Mañana puede suceder lo mismo a la fenomenología. Entonces se correrá
el riesgo de que los estrategas olviden las ciencias que informan su
menester, para seguir la estrategia intuicionista preconizada por
Hitler. Los pintores intuirán inocencia a vacuidad, anonadamiento o
tontería dando unas cuantas manos de blanco sobre un lienzo como el
cuadro precursor que ya cuelga en el Museo de Arte Moderno de Nueva
York. Aun los músicos presentarán sus composiciones en un arte del
silencio, para que el auditorio intuya sus obras a través de la mímica
que obran los ejecutantes moviendo y trasladando los instrumentos sin
hacerlos sonar.
No todo, en cambio, luce negativo en la fenomenología. Como ciencia
del espíritu constituye un meritorio esfuerzo encaminado a evadir lo que
es real y cotidiano. La intuición es libre, y esto nos autosatisface.

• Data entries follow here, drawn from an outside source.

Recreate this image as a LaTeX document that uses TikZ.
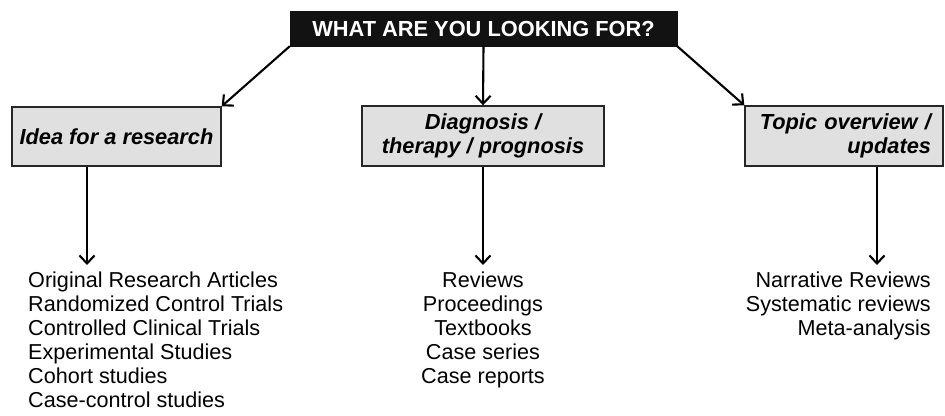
\documentclass[tikz,border=0pt]{standalone}
\usepackage{fontspec}
\setmainfont{Liberation Sans}
\usetikzlibrary{arrows.meta}
\definecolor{boxgrey}{HTML}{E0E0E0}
\definecolor{topblack}{HTML}{121212}
\tikzset{
  catbox/.style={draw=black!85, line width=1.4pt, fill=boxgrey, inner sep=0pt, font=\fontsize{21.8}{24}\selectfont\bfseries\itshape},
  topbox/.style={fill=topblack, draw=topblack, inner sep=0pt, text=white, font=\fontsize{21.8}{24}\selectfont\bfseries},
  listtxt/.style={inner sep=0pt, font=\fontsize{21.6}{24}\selectfont},
  arr/.style={line width=2.1pt, -{Straight Barb[length=8pt,width=15pt,line width=2.1pt]}}
}
\begin{document}
\begin{tikzpicture}[x=1pt,y=-1pt]
\useasboundingbox (0,0) rectangle (945,415);
\node[topbox, minimum width=387pt, minimum height=35pt] (top) at (483.5,28.5) {WHAT ARE YOU LOOKING FOR?};
\node[catbox, minimum width=209pt, minimum height=59pt] (idea) at (116.5,136.5) {Idea for a research};
\node[catbox, minimum width=242pt, minimum height=60pt, align=center] (diag) at (483,136) {Diagnosis /\\therapy / prognosis};
\node[catbox, minimum width=198pt, minimum height=60pt, align=right, text width=174pt] (topic) at (844,136) {Topic overview /\\updates};
\coordinate (l1) at (87,265);
\coordinate (l2) at (483,265);
\coordinate (l3) at (877,265);
\node[listtxt, align=left, anchor=north west] (list1) at (28,272) {Original Research Articles\\Randomized Control Trials\\Controlled Clinical Trials\\Experimental Studies\\Cohort studies\\Case-control studies};
\node[listtxt, align=center, anchor=north] (list2) at (483,272) {Reviews\\Proceedings\\Textbooks\\Case series\\Case reports};
\node[listtxt, align=right, anchor=north east] (list3) at (931,272) {Narrative Reviews\\Systematic reviews\\Meta-analysis};
\draw[arr] (top.south west) -- (idea.north east);
\draw[arr] (top.south) -- (diag.north);
\draw[arr] (top.south east) -- (topic.north west);
\draw[arr] (idea.south -| l1) -- (l1);
\draw[arr] (diag.south) -- (l2);
\draw[arr] (topic.south -| l3) -- (l3);
\end{tikzpicture}
\end{document}
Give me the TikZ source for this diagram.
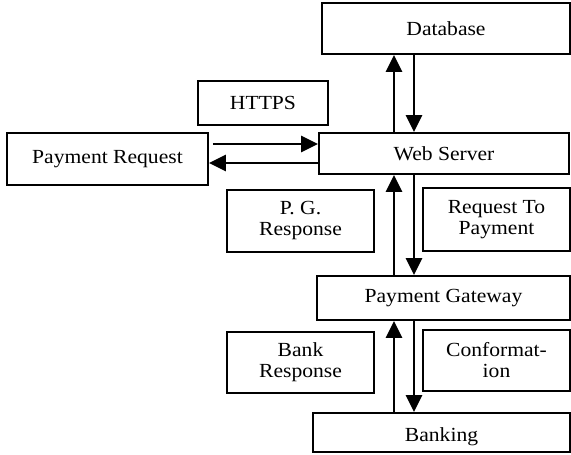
\documentclass[tikz,border=0pt]{standalone}
\usepackage{fontspec}
\setmainfont{Liberation Serif}[FakeStretch=1.08]
\usetikzlibrary{arrows.meta}
\begin{document}
\begin{tikzpicture}[x=1pt,y=-1pt,
  box/.style={draw,line width=1.8pt,inner sep=0pt,align=center,font=\fontsize{20}{21}\selectfont},
  arr/.style={line width=2.6pt,-{Triangle[width=16pt,length=17pt]}}]
\useasboundingbox (0,0) rectangle (571,455);
\node[box,minimum width=248,minimum height=51] (db) at (446,28.5) {Database};
\node[box,minimum width=130,minimum height=44] (https) at (263,103) {HTTPS};
\node[box,minimum width=201,minimum height=52] (pr) at (107.5,159) {Payment Request};
\node[box,minimum width=250,minimum height=41] (ws) at (444,153.5) {Web Server};
\node[box,minimum width=147,minimum height=62] (pgr) at (300.5,221) {P. G.\\Response};
\node[box,minimum width=147,minimum height=63] (rtp) at (496.5,219.5) {Request To\\Payment};
\node[box,minimum width=253,minimum height=44] (pg) at (443.5,298) {Payment Gateway};
\node[box,minimum width=147,minimum height=61] (br) at (300.5,362.5) {Bank\\Response};
\node[box,minimum width=147,minimum height=61] (conf) at (496.5,360.5) {Conformat-\\ion};
\node[box,minimum width=257,minimum height=39,text height=17pt,text depth=0pt] (bank) at (441.5,432.5) {Banking};
\coordinate (u) at (394,0);
\coordinate (d) at (414,0);
\coordinate (r) at (0,144);
\coordinate (l) at (0,163);
\draw[arr] (ws.north -| u) -- (db.south -| u);
\draw[arr] (db.south -| d) -- (ws.north -| d);
\draw[arr] (pg.north -| u) -- (ws.south -| u);
\draw[arr] (ws.south -| d) -- (pg.north -| d);
\draw[arr] (bank.north -| u) -- (pg.south -| u);
\draw[arr] (pg.south -| d) -- (bank.north -| d);
\draw[arr] ([xshift=4pt]pr.east |- r) -- (ws.west |- r);
\draw[arr] (ws.west |- l) -- (pr.east |- l);
\end{tikzpicture}
\end{document}
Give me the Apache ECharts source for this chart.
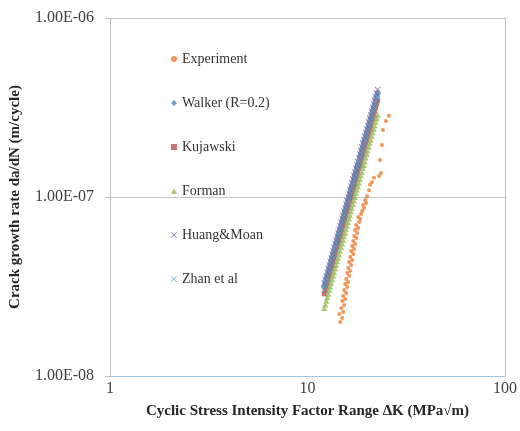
<!DOCTYPE html>
<html><head><meta charset="utf-8">
<script src="https://cdn.jsdelivr.net/npm/echarts@6/dist/echarts.min.js"></script>
<style>html,body{margin:0;padding:0;background:#fff}#c{width:520px;height:431px}</style>
</head><body><div id="c"></div>
<script>
const seriesNames = ['Experiment','Walker (R=0.2)','Kujawski','Forman','Huang&Moan','Zhan et al'];
const xTickLabels = ['1','10','100'];
const yTickLabels = ['1.00E-08','1.00E-07','1.00E-06'];

const expK = [14.65,14.99,14.48,15.17,14.82,15.34,14.99,15.52,15.17,15.70,15.34,15.89,15.52,16.07,15.70,16.26,15.89,16.45,16.07,16.64,16.26,16.84,16.45,17.03,16.64,17.23,16.84,17.43,17.03,17.64,17.23,17.84,17.43,18.05,17.64,18.26,18.48,18.05,18.69,18.91,19.35,19.13,19.80,19.57,20.02,20.49,20.73,21.21,21.71,23.00,23.55,23.27,23.82,24.09,24.95,25.83];
const expDa = [2.00e-8,2.11e-8,2.22e-8,2.28e-8,2.40e-8,2.49e-8,2.62e-8,2.69e-8,2.80e-8,2.91e-8,3.02e-8,3.14e-8,3.27e-8,3.35e-8,3.48e-8,3.62e-8,3.76e-8,3.86e-8,4.01e-8,4.17e-8,4.33e-8,4.45e-8,4.62e-8,4.80e-8,4.99e-8,5.12e-8,5.33e-8,5.46e-8,5.68e-8,5.90e-8,6.06e-8,6.29e-8,6.54e-8,6.71e-8,6.98e-8,7.25e-8,7.54e-8,7.73e-8,8.04e-8,8.35e-8,8.68e-8,9.02e-8,9.26e-8,9.62e-8,1.01e-7,1.09e-7,1.17e-7,1.21e-7,1.28e-7,1.31e-7,1.36e-7,1.61e-7,1.95e-7,2.37e-7,2.66e-7,2.84e-7];

const kModel = [12.16,12.30,12.45,12.59,12.74,12.88,13.03,13.18,13.34,13.49,13.65,13.80,13.96,14.13,14.29,14.45,14.62,14.79,14.96,15.14,15.31,15.49,15.67,15.85,16.03,16.22,16.41,16.60,16.79,16.98,17.18,17.38,17.58,17.78,17.99,18.20,18.41,18.62,18.84,19.05,19.28,19.50,19.72,19.95,20.18,20.42,20.65,20.89,21.14,21.38,21.63,21.88,22.13,22.39,22.65];

const walkerDa = [3.16e-8,3.31e-8,3.47e-8,3.63e-8,3.80e-8,3.98e-8,4.17e-8,4.37e-8,4.57e-8,4.79e-8,5.01e-8,5.25e-8,5.50e-8,5.75e-8,6.03e-8,6.31e-8,6.61e-8,6.92e-8,7.24e-8,7.59e-8,7.94e-8,8.32e-8,8.71e-8,9.12e-8,9.55e-8,1.00e-7,1.05e-7,1.10e-7,1.15e-7,1.20e-7,1.26e-7,1.32e-7,1.38e-7,1.45e-7,1.51e-7,1.58e-7,1.66e-7,1.74e-7,1.82e-7,1.91e-7,2.00e-7,2.09e-7,2.19e-7,2.29e-7,2.40e-7,2.51e-7,2.63e-7,2.75e-7,2.88e-7,3.02e-7,3.16e-7,3.31e-7,3.47e-7,3.63e-7,3.80e-7];
const kujawskiDa = [2.88e-8,3.02e-8,3.16e-8,3.31e-8,3.47e-8,3.63e-8,3.80e-8,3.98e-8,4.17e-8,4.37e-8,4.57e-8,4.79e-8,5.01e-8,5.25e-8,5.50e-8,5.75e-8,6.03e-8,6.31e-8,6.61e-8,6.92e-8,7.24e-8,7.59e-8,7.94e-8,8.32e-8,8.71e-8,9.12e-8,9.55e-8,1.00e-7,1.05e-7,1.10e-7,1.15e-7,1.20e-7,1.26e-7,1.32e-7,1.38e-7,1.45e-7,1.51e-7,1.58e-7,1.66e-7,1.74e-7,1.82e-7,1.91e-7,2.00e-7,2.09e-7,2.19e-7,2.29e-7,2.40e-7,2.51e-7,2.63e-7,2.75e-7,2.88e-7,3.02e-7,3.16e-7,3.31e-7,3.47e-7];
const formanDa = [2.40e-8,2.51e-8,2.63e-8,2.75e-8,2.88e-8,3.02e-8,3.16e-8,3.31e-8,3.47e-8,3.63e-8,3.80e-8,3.98e-8,4.17e-8,4.37e-8,4.57e-8,4.79e-8,5.01e-8,5.25e-8,5.50e-8,5.75e-8,6.03e-8,6.31e-8,6.61e-8,6.92e-8,7.24e-8,7.59e-8,7.94e-8,8.32e-8,8.71e-8,9.12e-8,9.55e-8,1.00e-7,1.05e-7,1.10e-7,1.15e-7,1.20e-7,1.26e-7,1.32e-7,1.38e-7,1.45e-7,1.51e-7,1.58e-7,1.66e-7,1.74e-7,1.82e-7,1.91e-7,2.00e-7,2.09e-7,2.19e-7,2.29e-7,2.40e-7,2.51e-7,2.63e-7,2.75e-7,2.88e-7];
const huangDa = [3.31e-8,3.47e-8,3.63e-8,3.80e-8,3.98e-8,4.17e-8,4.37e-8,4.57e-8,4.79e-8,5.01e-8,5.25e-8,5.50e-8,5.75e-8,6.03e-8,6.31e-8,6.61e-8,6.92e-8,7.24e-8,7.59e-8,7.94e-8,8.32e-8,8.71e-8,9.12e-8,9.55e-8,1.00e-7,1.05e-7,1.10e-7,1.15e-7,1.20e-7,1.26e-7,1.32e-7,1.38e-7,1.45e-7,1.51e-7,1.58e-7,1.66e-7,1.74e-7,1.82e-7,1.91e-7,2.00e-7,2.09e-7,2.19e-7,2.29e-7,2.40e-7,2.51e-7,2.63e-7,2.75e-7,2.88e-7,3.02e-7,3.16e-7,3.31e-7,3.47e-7,3.63e-7,3.80e-7,3.98e-7];
const zhanDa = [3.02e-8,3.16e-8,3.31e-8,3.47e-8,3.63e-8,3.80e-8,3.98e-8,4.17e-8,4.37e-8,4.57e-8,4.79e-8,5.01e-8,5.25e-8,5.50e-8,5.75e-8,6.03e-8,6.31e-8,6.61e-8,6.92e-8,7.24e-8,7.59e-8,7.94e-8,8.32e-8,8.71e-8,9.12e-8,9.55e-8,1.00e-7,1.05e-7,1.10e-7,1.15e-7,1.20e-7,1.26e-7,1.32e-7,1.38e-7,1.45e-7,1.51e-7,1.58e-7,1.66e-7,1.74e-7,1.82e-7,1.91e-7,2.00e-7,2.09e-7,2.19e-7,2.29e-7,2.40e-7,2.51e-7,2.63e-7,2.75e-7,2.88e-7,3.02e-7,3.16e-7,3.31e-7,3.47e-7,3.63e-7];

const pair = (xs, ys) => xs.map((x, i) => [x, ys[i]]);
const X_SYM = 'path://M0,1L1,0L5,4L9,0L10,1L6,5L10,9L9,10L5,6L1,10L0,9L4,5Z';

const FONT = 'Liberation Serif';
const chart = echarts.init(document.getElementById('c'), null, {renderer: 'canvas'});
chart.setOption({
  animation: false,
  backgroundColor: '#ffffff',
  grid: {left: 108, right: 14, top: 18, bottom: 55, show: false},
  legend: {
    orient: 'vertical', left: 166, top: 47, itemGap: 30, itemWidth: 6, itemHeight: 6,
    textStyle: {fontFamily: FONT, fontSize: 14, color: '#333333', lineHeight: 14},
    data: seriesNames
  },
  xAxis: {
    type: 'log', logBase: 10, min: 1, max: 100,
    name: 'Cyclic Stress Intensity Factor Range ΔK (MPa√m)',
    nameLocation: 'middle', nameGap: 28,
    nameTextStyle: {fontFamily: FONT, fontSize: 15, fontWeight: 'bold', color: '#262626'},
    axisLine: {show: true, lineStyle: {color: '#9DC3E6', width: 1}},
    axisTick: {show: false},
    splitLine: {show: false},
    axisLabel: {fontFamily: FONT, fontSize: 16, color: '#404040', margin: 5,
      formatter: (v, i) => xTickLabels[i] !== undefined ? xTickLabels[i] : ''}
  },
  yAxis: [{
    type: 'log', logBase: 10, min: 1e-8, max: 1e-6,
    name: 'Crack growth rate da/dN (m/cycle)',
    nameLocation: 'middle', nameGap: 87,
    nameTextStyle: {fontFamily: FONT, fontSize: 15, fontWeight: 'bold', color: '#262626'},
    axisLine: {show: true, lineStyle: {color: '#BFBFBF', width: 1}},
    axisTick: {show: true, length: 5, lineStyle: {color: '#BFBFBF'}},
    splitLine: {show: true, lineStyle: {color: '#C8C8C8', width: 1}},
    axisLabel: {fontFamily: FONT, fontSize: 16, color: '#404040', margin: 16,
      formatter: (v, i) => yTickLabels[i] !== undefined ? yTickLabels[i] : ''}
  }, {
    type: 'log', logBase: 10, min: 1e-8, max: 1e-6, position: 'right',
    axisLine: {show: true, lineStyle: {color: '#9DC3E6', width: 1}},
    axisTick: {show: false}, axisLabel: {show: false}, splitLine: {show: false}
  }],
  series: [
    {name: seriesNames[0], type: 'scatter', data: pair(expK, expDa), symbol: 'circle', symbolSize: 4, itemStyle: {color: '#ED7D31'}},
    {name: seriesNames[1], type: 'scatter', data: pair(kModel, walkerDa), symbol: 'diamond', symbolSize: 7, itemStyle: {color: '#4F81BD'}},
    {name: seriesNames[2], type: 'scatter', data: pair(kModel, kujawskiDa), symbol: 'rect', symbolSize: 5, itemStyle: {color: '#C0504D'}},
    {name: seriesNames[3], type: 'scatter', data: pair(kModel, formanDa), symbol: 'triangle', symbolSize: 6, itemStyle: {color: '#9BBB59'}},
    {name: seriesNames[4], type: 'scatter', data: pair(kModel, huangDa), symbol: X_SYM, symbolSize: 6, itemStyle: {color: '#8064A2'}},
    {name: seriesNames[5], type: 'scatter', data: pair(kModel, zhanDa), symbol: X_SYM, symbolSize: 6, itemStyle: {color: '#4BACC6'}}
  ]
});
</script></body></html>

Sobre todo, cuando se vive con la imaginación pautada y la vida social
dirigida por las normas que traza una determinada filosofía política,
autoritaria e inflexible. En este caso, intuir al modo fenomenológico
puede hacerse igual a huir espiritualmente, desear a plena conciencia
una fuga que se disfraza con ropaje de irracionalidad, para
acercarnos, en definitiva, a los valores, no por las normas impuestas
según la autoridad arbitraria del estado, sino por las libres que señale
nuestra mente. Pero de ser esta aspiración la de los fenomenólogos, ni
siquiera alcanzarán los honores de haber descubierto un método
filosófico, sino uno bien constreñido y peregrino de actitud personal,
de sociología íntima y transitoria, frente a los hechos peculiares que
se producen en un ambiente alterado. Lo cual no es nuevo, y menos
original en la historia del pensamiento occidental.